Health watchdog inquiry expected into abortion case
Published 21/08/2014 | 02:30
A second inquiry into the treatment of the vulnerable young woman at the centre of the latest abortion controversy is expected to be launched, the Irish Independent has learned.
The HSE is also coming under increasing pressure to speed up its initial investigation into the care provided to the asylum seeker who asked for an abortion after becoming pregnant through rape.
After the HSE completes its report, Health Minister Leo Varadkar is likely to commission a second inquiry, probably conducted by the health standards watchdog Hiqa.
"The view is a subsequent investigation of some sort is probably more likely than not. It's a strong possibility. Hiqa would be a natural choice for a further inquiry," a senior Government source said.
Hiqa was also in charge of carrying out the investigation into of the death of Savita Halappanavar, who died of sepsis in University Hospital Galway in October 2012 following a miscarriage when the 31-year-old was 17 weeks pregnant.
The HSE is due to produce its report on the latest controversy around the country's abortion regime by the end of September.
But a Cabinet minister says he wants the HSE to speed up the report into the treatment of the young woman. Foreign Affairs Minister Charlie Flanagan also said there may be an argument for bringing forward the review of the Protection of Life in Maternity Act, 2013.
Mr Flanagan said he was not in favour of a referendum but suggested the Constitutional Convention examining the issue is an option.
He said there seemed to be a "conflict" around the woman's treatment.
"Before we do anything, it is important the facts be assembled," he said on RTE's Today with Sean O'Rourke.
Mr Flanagan says he wants the HSE report to be completed in a fortnight, so Mr Varadkar can brief the Cabinet.
"I see no reason why we cannot have this in a couple of weeks," he said.
Mr Flanagan said he wanted to see the HSE report on the medical treatment afforded to the woman completed.
"In the first instance what we need to do is assemble all of the facts," he said.
The HSE is not changing the timeframe of its report.

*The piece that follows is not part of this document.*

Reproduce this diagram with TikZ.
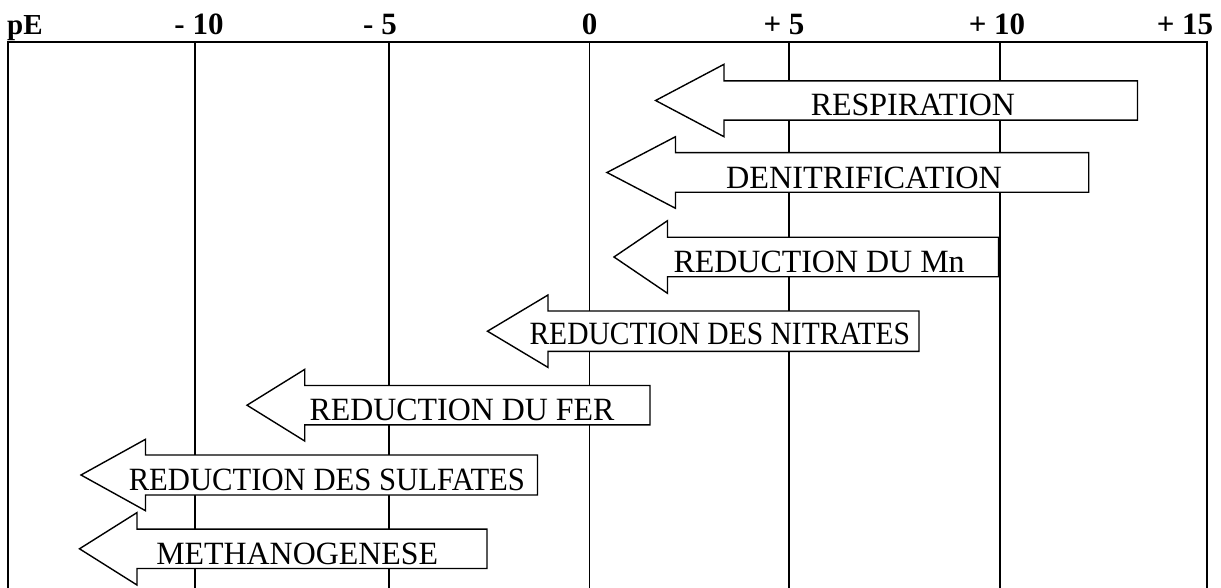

"The HSE has committed to having the report completed at the earliest opportunity. It is anticipated that this will be towards the end of September," a spokesperson said.
Mr Varadkar wanted the HSE to conduct the report and doesn't want the job rushed.
"We want it to be a thorough enough review so that it can be assessed if further action is required. If it could be done sooner, all the better but we don't want corners cut either," a spokesman said.
Mr Varadkar is not ruling out a Hiqa investigation, but wants to see the HSE report first to set out the facts.
"We need to find out what happened. The HSE report is looking into the time lines and the engagement of the woman in question with the services. I want to see the HSE's account of its own actions and oversight before making any decisions about subsequent measures.
"At that stage I will consider in consultation with my Cabinet colleagues, whether an investigation by Hiqa is warranted," he said.
"The facts of this case are still emerging. As we don't know all the facts yet, much of the commentary to date has been unhelpful. I would encourage everyone to wait until we know all the facts before jumping to any conclusions," he added.
The young woman came to the country to escape a conflict in her home country, where saw was raped and members of her family killed.
She moved between two asylum seeker centres at her own request. In her first location, she received abortion and travel information from a family planning clinic.
After months of seeking an abortion, the woman, with limited English, was referred by a GP to hospital for assessment under the Protection of Life In Pregnancy Act, 2013, as he deemed her to be suicidal.
An examination by a panel of three experts at the end of July found she had suicidal thoughts and a decision was taken to terminate the pregnancy by delivering the baby.
But there was a delay in the baby being delivered to ensure it would survive as the woman was only 25 weeks pregnant.
In the days running up to the delivery, she was treated with steroids to increase the baby's lung functions.
The baby boy was delivered by caesarean section a fortnight ago. The baby is still in an incubator and is expected to be taken into State care.